Second, as I’ve mentioned, the Skull team has decided that what matters is where their customers want to shop and whether they can represent the product well there. If so, it’s good distribution no matter how it’s been traditionally viewed. It’s pretty obvious that Skull’s customers like Amazon just fine. It’s not quite so clear to me that its customers like Walmart. I think CEO Darling would respond that all his competitors are there and that they are going to overcome any shortcomings related to being in Walmart by good merchandising via their listening stations.
And of course they are also going to overcome it through their brand ambassadors and, they tell us, by offering better technology and performance in their products at lower price points. As I’ve said before, I’m not sure they can win the technology battle, but we’ll see.
The income statement for the quarter tells us this is still a work in progress. Sales rose 18.2%. Domestic sales were up 18.9% from $26.1 to $31.1 million and represented 67.2% of total revenue during the quarter. International sales were up 16.8% from $12.96 to $15.14 million. One customer (which I assume to be Best Buy) accounted for 17.8% of the quarter’s revenues, up from 14% in last year’s quarter.
The Radio Shack bankruptcy cost them $4 million in revenue this quarter compared to last year.
I want you a see a comment they make in their 10Q that relates to revenue. “The Company sells products to customers through consignment arrangements and had approximately $568,000 and $634,000 of inventory consigned to others included in inventories at March 31, 2015 and December 31, 2014, respectively.”
At this point, it’s not like consignment is a new thing. But that’s inventory that’s at the stores but hasn’t been booked as revenue. This is the first time I remember seeing a note like that. Maybe that’s all Radio Shack inventory they didn’t want to sell and then not get paid for. But one wonders how you think about the revenue numbers on an income statement when brands are doing other than just selling to retailers. What if, for example they were selling but guaranteeing a certain margin to the retailer? I hope the disclosures required in SEC filings cover stuff like that.
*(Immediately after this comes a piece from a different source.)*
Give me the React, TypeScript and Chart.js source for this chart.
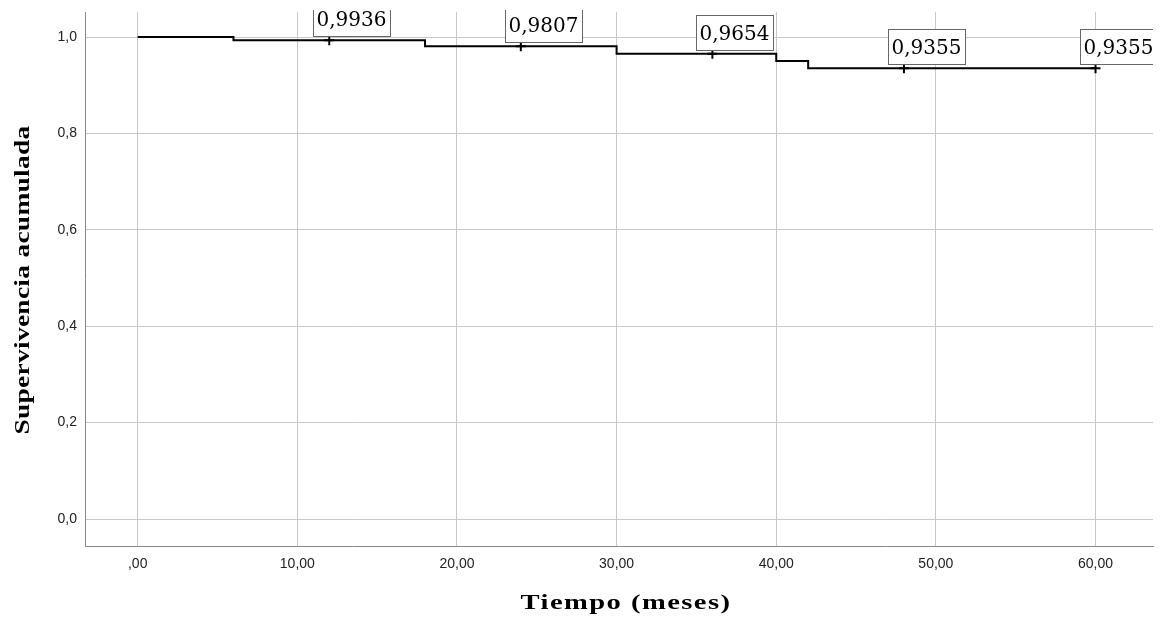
import React, { useEffect, useRef } from "react";
import { Chart, registerables } from "chart.js";

Chart.register(...registerables);

// Kaplan-Meier step curve (time in months, cumulative survival)
const stepTimes = [0, 6, 18, 30, 40, 42, 60];
const stepSurvival = [1.0, 0.9936, 0.9807, 0.9654, 0.9505, 0.9355, 0.9355];

// Annotated/censored points
const markTimes = [12, 24, 36, 48, 60];
const markSurvival = [0.9936, 0.9807, 0.9654, 0.9355, 0.9355];
const markLabels = ["0,9936", "0,9807", "0,9654", "0,9355", "0,9355"];

const xTicks = [0, 10, 20, 30, 40, 50, 60];
const yTicks = [0, 0.2, 0.4, 0.6, 0.8, 1.0];

const xTitle = "Tiempo (meses)";
const yTitle = "Supervivencia acumulada";

const TITLE_FONT = "bold 22px 'Liberation Serif', 'Times New Roman', serif";

function drawStretched(ctx: any, text: string, cx: number, cy: number, sx: number, spacing: number, rotate: boolean) {
  ctx.save();
  ctx.translate(cx, cy);
  if (rotate) ctx.rotate(-Math.PI / 2);
  ctx.scale(sx, 1);
  ctx.font = TITLE_FONT;
  try {
    ctx.letterSpacing = spacing + "px";
  } catch (e) {}
  ctx.fillStyle = "#000000";
  ctx.textAlign = "center";
  ctx.textBaseline = "middle";
  ctx.fillText(text, 0, 0);
  ctx.restore();
}

const labelPlugin = {
  id: "kmLabels",
  afterDatasetsDraw(chart: any) {
    const { ctx, chartArea, scales } = chart;
    ctx.save();
    ctx.beginPath();
    ctx.rect(chartArea.left, chartArea.top - 2, chartArea.right - chartArea.left, chartArea.bottom - chartArea.top + 2);
    ctx.clip();
    ctx.font = "20px 'DejaVu Serif', serif";
    ctx.textBaseline = "middle";
    ctx.textAlign = "left";
    markTimes.forEach((t, i) => {
      const px = scales.x.getPixelForValue(t);
      const py = scales.y.getPixelForValue(markSurvival[i]);
      const w = Math.round(ctx.measureText(markLabels[i]).width + 7);
      const h = 35;
      const left = Math.round(px - 16) + 0.5;
      const bottom = Math.round(py - 4) + 0.5;
      ctx.fillStyle = "#ffffff";
      ctx.fillRect(left, bottom - h, w, h);
      ctx.strokeStyle = "#666666";
      ctx.lineWidth = 1;
      ctx.strokeRect(left, bottom - h, w, h);
      ctx.fillStyle = "#000000";
      ctx.fillText(markLabels[i], left + 3, bottom - h / 2 + 2);
    });
    ctx.restore();
  },
  afterDraw(chart: any) {
    const { ctx, chartArea } = chart;
    const cx = (chartArea.left + chartArea.right) / 2 + 7;
    drawStretched(ctx, xTitle, cx, 603, 1.3, 1.1, false);
    const cy = (chartArea.top + chartArea.bottom) / 2 + 1;
    drawStretched(ctx, yTitle, 23, cy, 1.25, 0.2, true);
  },
};

export default function App() {
  const ref = useRef<HTMLCanvasElement | null>(null);
  useEffect(() => {
    if (!ref.current) return;
    const chart = new Chart(ref.current, {
      type: "line",
      data: {
        datasets: [
          {
            label: "Supervivencia",
            data: stepTimes.map((t, i) => ({ x: t, y: stepSurvival[i] })),
            stepped: true,
            borderColor: "#000000",
            borderWidth: 2,
            pointRadius: 0,
            fill: false,
          },
          {
            label: "Censurado",
            data: markTimes.map((t, i) => ({ x: t, y: markSurvival[i] })),
            showLine: false,
            pointStyle: "cross",
            pointRadius: 5,
            borderColor: "#000000",
            borderWidth: 2,
          },
        ],
      },
      options: {
        animation: false,
        responsive: true,
        maintainAspectRatio: false,
        layout: { padding: { top: 12, right: 9, left: 0, bottom: 0 } },
        plugins: { legend: { display: false }, tooltip: { enabled: false } },
        scales: {
          x: {
            type: "linear",
            min: -3.3,
            max: 63.6,
            afterBuildTicks: (axis: any) => {
              axis.ticks = xTicks.map((v) => ({ value: v }));
            },
            afterFit: (axis: any) => {
              axis.height = 73;
              axis.paddingLeft = 0;
              axis.paddingRight = 0;
            },
            ticks: {
              padding: 10,
              color: "#222222",
              font: { family: "'Liberation Sans', Arial, sans-serif", size: 14 },
              callback: (v: any) => (v === 0 ? ",00" : Number(v).toFixed(2).replace(".", ",")),
            },
            grid: { color: "#c8c8c8", drawTicks: false, lineWidth: 1 },
            border: { display: true, color: "#888888", width: 1 },
            title: { display: false },
          },
          y: {
            type: "linear",
            min: -0.056,
            max: 1.052,
            afterBuildTicks: (axis: any) => {
              axis.ticks = yTicks.map((v) => ({ value: v }));
            },
            afterFit: (axis: any) => {
              axis.width = 85;
              axis.paddingTop = 0;
              axis.paddingBottom = 0;
            },
            ticks: {
              padding: 8,
              color: "#222222",
              font: { family: "'Liberation Sans', Arial, sans-serif", size: 14 },
              callback: (v: any) => Number(v).toFixed(1).replace(".", ","),
            },
            grid: { color: "#c8c8c8", drawTicks: false, lineWidth: 1 },
            border: { display: true, color: "#888888", width: 1 },
            title: { display: false },
          },
        },
      },
      plugins: [labelPlugin],
    } as any);
    return () => chart.destroy();
  }, []);
  return (
    <div style={{ position: "fixed", left: 0, top: 0, width: 1162, height: 619, background: "#ffffff" }}>
      <canvas ref={ref} />
    </div>
  );
}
Gross margin dropped from 46.5% to 40.5% and total gross profit was essentially constant, rising from $18.2 to $18.7 million. Gross margin on domestic sales fell from 47.5% to 39.5%. International was down from 44.4% to 42.6$. “Total gross margin decreased across both segments primarily due to increased air-freight and warehousing expense to overcome West Coast port slowdowns, and product mix shift to gaming products which have lower margins partially driven by higher third party licensing and royalty costs, and foreign currency depreciation.”
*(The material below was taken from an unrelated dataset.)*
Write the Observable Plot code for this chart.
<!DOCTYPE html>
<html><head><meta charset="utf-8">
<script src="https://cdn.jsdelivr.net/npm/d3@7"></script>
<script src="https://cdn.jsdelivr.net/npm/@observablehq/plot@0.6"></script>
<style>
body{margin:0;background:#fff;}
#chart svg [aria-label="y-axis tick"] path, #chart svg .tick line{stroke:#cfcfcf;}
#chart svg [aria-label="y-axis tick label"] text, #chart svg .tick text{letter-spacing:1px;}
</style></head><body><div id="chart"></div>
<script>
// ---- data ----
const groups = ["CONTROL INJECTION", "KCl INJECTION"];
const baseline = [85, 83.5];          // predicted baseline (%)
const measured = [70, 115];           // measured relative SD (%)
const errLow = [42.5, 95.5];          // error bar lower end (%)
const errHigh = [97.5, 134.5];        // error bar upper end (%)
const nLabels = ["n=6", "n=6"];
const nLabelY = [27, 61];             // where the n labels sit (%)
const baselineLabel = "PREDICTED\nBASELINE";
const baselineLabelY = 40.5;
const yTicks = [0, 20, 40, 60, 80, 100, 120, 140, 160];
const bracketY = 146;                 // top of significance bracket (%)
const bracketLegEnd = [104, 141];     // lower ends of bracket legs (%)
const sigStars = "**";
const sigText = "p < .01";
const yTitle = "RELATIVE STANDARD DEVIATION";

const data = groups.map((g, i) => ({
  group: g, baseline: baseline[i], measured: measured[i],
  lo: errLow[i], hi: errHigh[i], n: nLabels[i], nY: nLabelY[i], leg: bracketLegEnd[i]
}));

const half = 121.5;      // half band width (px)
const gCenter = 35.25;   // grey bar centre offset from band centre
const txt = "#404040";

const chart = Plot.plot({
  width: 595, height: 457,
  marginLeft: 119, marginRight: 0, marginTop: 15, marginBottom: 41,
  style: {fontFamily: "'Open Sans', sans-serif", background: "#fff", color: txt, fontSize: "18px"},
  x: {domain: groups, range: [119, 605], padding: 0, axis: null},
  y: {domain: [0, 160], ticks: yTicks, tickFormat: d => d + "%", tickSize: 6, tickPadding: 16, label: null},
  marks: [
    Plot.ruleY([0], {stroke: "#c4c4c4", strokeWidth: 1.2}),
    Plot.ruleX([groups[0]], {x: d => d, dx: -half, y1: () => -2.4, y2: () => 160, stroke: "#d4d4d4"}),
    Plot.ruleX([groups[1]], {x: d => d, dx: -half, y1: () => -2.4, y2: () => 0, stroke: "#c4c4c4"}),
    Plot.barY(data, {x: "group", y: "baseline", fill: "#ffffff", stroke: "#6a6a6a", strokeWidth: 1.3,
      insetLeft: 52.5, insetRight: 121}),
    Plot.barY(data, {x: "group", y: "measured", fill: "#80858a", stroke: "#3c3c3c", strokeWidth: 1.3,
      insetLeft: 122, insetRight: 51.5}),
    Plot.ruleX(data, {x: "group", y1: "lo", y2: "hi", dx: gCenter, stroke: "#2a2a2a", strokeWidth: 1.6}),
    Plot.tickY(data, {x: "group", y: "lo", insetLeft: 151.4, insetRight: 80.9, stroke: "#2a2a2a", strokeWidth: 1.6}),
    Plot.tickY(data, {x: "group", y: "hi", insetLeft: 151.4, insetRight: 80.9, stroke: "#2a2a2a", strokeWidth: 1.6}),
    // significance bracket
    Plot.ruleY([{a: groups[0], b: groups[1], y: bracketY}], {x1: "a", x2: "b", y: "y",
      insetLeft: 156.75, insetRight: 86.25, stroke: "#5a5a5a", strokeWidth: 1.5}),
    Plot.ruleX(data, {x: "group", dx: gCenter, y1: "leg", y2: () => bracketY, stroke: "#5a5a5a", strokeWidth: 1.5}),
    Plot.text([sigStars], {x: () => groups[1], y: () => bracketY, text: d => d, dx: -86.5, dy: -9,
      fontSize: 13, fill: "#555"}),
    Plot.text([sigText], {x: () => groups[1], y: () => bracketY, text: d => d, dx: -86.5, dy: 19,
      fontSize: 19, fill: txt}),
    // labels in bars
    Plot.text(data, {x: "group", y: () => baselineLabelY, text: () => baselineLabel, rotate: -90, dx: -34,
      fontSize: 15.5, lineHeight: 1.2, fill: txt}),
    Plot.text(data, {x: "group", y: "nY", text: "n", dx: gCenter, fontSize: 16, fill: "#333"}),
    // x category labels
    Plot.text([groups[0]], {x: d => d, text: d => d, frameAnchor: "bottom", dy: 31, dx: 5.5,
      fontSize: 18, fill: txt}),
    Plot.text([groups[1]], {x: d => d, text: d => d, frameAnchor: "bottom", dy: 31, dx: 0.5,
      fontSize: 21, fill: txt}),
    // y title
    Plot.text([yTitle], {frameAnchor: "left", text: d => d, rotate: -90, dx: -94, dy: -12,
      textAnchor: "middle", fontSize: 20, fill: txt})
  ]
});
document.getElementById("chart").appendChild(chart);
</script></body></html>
CEO Darling expects gross margin to improve through, “…one, increasing the penetration of higher margin digital sales,…two, shifting some international markets to direct retailer arrangements versus distributor models over time; three, pursuing more licensing opportunities to take advantage of our strong youth culture of brand and technologies; four, reengineering certain products and renegotiating old licensing arrangements to bring cost down… and five, expanding our hedging programs.”
None of these opportunities, except maybe hedging, seem like to have an impact quickly.
SG&A expenses were constant at a bit over $22 million, but dropped as a percentage of revenue from 56.5% to 48.4%. “The increase in SG&A expenses is primarily due to increases in demand creation and research and innovation expenses, partially offset by decreases in bad debt and professional fees.” That sounds promising.
Operating income improved 7% from a loss of $3.92 million in last year’s quarter to $3.65 million this year. Net income fell from a loss of $3.46 million to a loss of $3.84 million.
There are various short term reasons for the gross profit margin decline. But when you increase sales by 18%, you’re supposed to do better than only have a slightly higher loss.
Skullcandy, by its strategy, seems to be embracing the omnichannel culture and recognizing that a brand’s relationship with, and way of influencing its customers, is continuing to change. I’d love to have the chance some time to ask Hoby Darling his thoughts on distribution. I think Skull is taking the right risks.